** Your task **
Output exactly the lines that run from the line containing "Output the web" through the line containing "const y = d3.scaleLinear().domain([0, 800]).range([B, T]);", with both ends included.

Code that draws figures
--------------------------------
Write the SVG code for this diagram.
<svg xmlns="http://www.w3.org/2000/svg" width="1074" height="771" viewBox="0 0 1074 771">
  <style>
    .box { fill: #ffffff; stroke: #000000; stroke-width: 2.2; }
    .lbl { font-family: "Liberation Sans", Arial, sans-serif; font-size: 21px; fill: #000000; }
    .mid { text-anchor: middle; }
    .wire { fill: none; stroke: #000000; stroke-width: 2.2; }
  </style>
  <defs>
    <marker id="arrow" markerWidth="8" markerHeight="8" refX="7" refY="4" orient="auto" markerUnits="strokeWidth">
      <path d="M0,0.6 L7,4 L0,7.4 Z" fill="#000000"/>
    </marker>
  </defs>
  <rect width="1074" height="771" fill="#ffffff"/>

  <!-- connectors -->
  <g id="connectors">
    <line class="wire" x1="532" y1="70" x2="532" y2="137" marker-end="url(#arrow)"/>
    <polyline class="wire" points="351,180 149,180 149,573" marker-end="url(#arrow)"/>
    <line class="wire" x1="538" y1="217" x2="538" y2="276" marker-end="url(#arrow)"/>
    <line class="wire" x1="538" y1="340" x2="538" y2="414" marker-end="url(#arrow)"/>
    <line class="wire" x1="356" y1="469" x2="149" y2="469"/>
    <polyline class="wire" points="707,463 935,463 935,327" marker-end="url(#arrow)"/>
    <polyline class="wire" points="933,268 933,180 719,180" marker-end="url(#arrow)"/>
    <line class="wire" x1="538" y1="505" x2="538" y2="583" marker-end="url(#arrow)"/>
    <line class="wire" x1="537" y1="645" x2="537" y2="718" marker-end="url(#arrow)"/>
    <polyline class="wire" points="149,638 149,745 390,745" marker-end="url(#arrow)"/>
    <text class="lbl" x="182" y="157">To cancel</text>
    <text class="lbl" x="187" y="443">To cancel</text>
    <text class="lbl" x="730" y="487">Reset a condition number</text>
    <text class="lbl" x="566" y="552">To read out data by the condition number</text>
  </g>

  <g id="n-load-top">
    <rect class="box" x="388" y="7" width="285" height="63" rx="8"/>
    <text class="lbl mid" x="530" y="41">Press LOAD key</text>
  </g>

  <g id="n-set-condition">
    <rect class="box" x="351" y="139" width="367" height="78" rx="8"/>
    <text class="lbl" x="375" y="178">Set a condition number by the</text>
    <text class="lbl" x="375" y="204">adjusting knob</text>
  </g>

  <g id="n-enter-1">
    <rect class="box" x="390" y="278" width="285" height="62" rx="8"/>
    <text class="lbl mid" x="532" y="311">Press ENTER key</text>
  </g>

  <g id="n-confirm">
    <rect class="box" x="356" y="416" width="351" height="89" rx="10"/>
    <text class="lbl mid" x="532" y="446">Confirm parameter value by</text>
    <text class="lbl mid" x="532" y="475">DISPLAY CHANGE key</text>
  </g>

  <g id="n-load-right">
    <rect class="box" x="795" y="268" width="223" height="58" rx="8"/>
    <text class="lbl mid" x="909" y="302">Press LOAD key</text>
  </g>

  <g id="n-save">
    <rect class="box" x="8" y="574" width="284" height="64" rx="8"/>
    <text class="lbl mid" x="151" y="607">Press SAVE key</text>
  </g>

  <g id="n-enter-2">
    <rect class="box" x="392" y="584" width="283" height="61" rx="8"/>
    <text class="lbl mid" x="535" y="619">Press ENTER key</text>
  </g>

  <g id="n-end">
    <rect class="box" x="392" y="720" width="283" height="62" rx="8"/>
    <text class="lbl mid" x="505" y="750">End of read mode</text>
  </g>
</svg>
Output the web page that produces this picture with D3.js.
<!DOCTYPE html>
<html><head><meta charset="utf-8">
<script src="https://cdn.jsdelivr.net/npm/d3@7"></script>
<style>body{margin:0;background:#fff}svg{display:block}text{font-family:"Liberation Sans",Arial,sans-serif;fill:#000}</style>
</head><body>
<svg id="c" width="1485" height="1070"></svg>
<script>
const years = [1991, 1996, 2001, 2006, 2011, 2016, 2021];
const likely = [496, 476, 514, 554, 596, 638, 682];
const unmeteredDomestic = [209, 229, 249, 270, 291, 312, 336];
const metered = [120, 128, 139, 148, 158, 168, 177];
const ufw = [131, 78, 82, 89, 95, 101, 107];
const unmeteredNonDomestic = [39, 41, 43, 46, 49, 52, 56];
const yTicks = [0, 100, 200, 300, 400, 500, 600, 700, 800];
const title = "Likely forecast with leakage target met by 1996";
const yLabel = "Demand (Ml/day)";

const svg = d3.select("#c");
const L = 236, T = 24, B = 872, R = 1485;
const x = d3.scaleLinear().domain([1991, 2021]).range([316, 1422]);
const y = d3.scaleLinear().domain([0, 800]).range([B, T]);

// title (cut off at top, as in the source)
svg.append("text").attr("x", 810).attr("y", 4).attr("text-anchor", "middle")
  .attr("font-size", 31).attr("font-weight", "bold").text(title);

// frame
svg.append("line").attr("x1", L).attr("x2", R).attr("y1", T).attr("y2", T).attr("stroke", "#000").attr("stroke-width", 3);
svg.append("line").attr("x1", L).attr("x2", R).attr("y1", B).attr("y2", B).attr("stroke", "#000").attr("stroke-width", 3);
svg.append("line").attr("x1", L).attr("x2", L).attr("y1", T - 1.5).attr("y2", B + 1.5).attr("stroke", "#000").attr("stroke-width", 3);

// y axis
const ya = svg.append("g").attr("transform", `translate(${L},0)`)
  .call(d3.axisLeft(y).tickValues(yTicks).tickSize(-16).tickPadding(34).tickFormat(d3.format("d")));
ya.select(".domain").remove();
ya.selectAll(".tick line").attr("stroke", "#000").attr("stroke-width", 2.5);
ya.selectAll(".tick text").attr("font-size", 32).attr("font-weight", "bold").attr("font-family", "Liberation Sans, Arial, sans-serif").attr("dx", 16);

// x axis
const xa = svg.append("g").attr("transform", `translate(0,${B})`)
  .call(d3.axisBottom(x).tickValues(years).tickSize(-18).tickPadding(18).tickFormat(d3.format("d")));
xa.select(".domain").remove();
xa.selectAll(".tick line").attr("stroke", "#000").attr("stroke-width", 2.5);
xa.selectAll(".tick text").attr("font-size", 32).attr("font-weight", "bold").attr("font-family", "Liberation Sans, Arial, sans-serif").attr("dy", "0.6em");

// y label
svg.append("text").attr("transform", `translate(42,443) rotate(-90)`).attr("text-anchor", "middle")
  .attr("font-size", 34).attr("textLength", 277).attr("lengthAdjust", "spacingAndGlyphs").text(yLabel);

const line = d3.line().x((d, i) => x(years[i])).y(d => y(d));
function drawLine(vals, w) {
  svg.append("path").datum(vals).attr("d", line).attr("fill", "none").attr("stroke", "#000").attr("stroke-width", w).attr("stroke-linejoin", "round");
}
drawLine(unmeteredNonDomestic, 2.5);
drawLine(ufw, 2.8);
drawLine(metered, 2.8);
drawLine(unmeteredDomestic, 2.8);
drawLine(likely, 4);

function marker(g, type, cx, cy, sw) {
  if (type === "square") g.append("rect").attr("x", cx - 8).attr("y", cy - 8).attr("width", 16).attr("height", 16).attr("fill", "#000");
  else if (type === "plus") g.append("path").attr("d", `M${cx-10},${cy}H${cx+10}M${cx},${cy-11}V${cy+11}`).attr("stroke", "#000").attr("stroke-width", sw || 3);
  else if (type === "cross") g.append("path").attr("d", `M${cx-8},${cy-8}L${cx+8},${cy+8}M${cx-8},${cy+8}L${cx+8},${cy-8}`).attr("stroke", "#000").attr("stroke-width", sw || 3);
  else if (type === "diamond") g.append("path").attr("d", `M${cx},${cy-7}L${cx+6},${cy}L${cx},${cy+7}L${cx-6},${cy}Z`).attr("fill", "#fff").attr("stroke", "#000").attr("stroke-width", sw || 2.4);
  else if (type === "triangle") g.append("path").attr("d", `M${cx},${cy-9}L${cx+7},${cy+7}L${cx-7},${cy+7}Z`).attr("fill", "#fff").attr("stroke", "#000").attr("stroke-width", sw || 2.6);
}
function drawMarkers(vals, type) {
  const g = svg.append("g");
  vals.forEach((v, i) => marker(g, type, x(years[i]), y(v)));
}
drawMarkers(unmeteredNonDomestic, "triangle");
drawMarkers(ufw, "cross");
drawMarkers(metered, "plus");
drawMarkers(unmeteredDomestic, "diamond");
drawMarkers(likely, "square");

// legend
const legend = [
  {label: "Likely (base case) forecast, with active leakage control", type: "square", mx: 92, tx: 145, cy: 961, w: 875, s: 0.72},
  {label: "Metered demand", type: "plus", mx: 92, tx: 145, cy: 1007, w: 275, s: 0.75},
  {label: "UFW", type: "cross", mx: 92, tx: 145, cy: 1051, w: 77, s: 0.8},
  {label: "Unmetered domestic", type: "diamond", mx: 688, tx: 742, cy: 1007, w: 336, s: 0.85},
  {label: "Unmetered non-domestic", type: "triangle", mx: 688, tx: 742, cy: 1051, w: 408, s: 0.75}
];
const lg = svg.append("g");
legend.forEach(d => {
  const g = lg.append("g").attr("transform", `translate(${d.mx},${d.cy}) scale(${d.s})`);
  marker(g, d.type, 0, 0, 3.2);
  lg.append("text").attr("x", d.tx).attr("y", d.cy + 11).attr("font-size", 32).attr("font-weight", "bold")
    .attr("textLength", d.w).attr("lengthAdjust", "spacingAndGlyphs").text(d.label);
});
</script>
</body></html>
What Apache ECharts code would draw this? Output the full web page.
--------------------------------
** Correct result **
Output the web page that produces this picture with D3.js.
<!DOCTYPE html>
<html><head><meta charset="utf-8">
<script src="https://cdn.jsdelivr.net/npm/d3@7"></script>
<style>body{margin:0;background:#fff}svg{display:block}text{font-family:"Liberation Sans",Arial,sans-serif;fill:#000}</style>
</head><body>
<svg id="c" width="1485" height="1070"></svg>
<script>
const years = [1991, 1996, 2001, 2006, 2011, 2016, 2021];
const likely = [496, 476, 514, 554, 596, 638, 682];
const unmeteredDomestic = [209, 229, 249, 270, 291, 312, 336];
const metered = [120, 128, 139, 148, 158, 168, 177];
const ufw = [131, 78, 82, 89, 95, 101, 107];
const unmeteredNonDomestic = [39, 41, 43, 46, 49, 52, 56];
const yTicks = [0, 100, 200, 300, 400, 500, 600, 700, 800];
const title = "Likely forecast with leakage target met by 1996";
const yLabel = "Demand (Ml/day)";

const svg = d3.select("#c");
const L = 236, T = 24, B = 872, R = 1485;
const x = d3.scaleLinear().domain([1991, 2021]).range([316, 1422]);
const y = d3.scaleLinear().domain([0, 800]).range([B, T]);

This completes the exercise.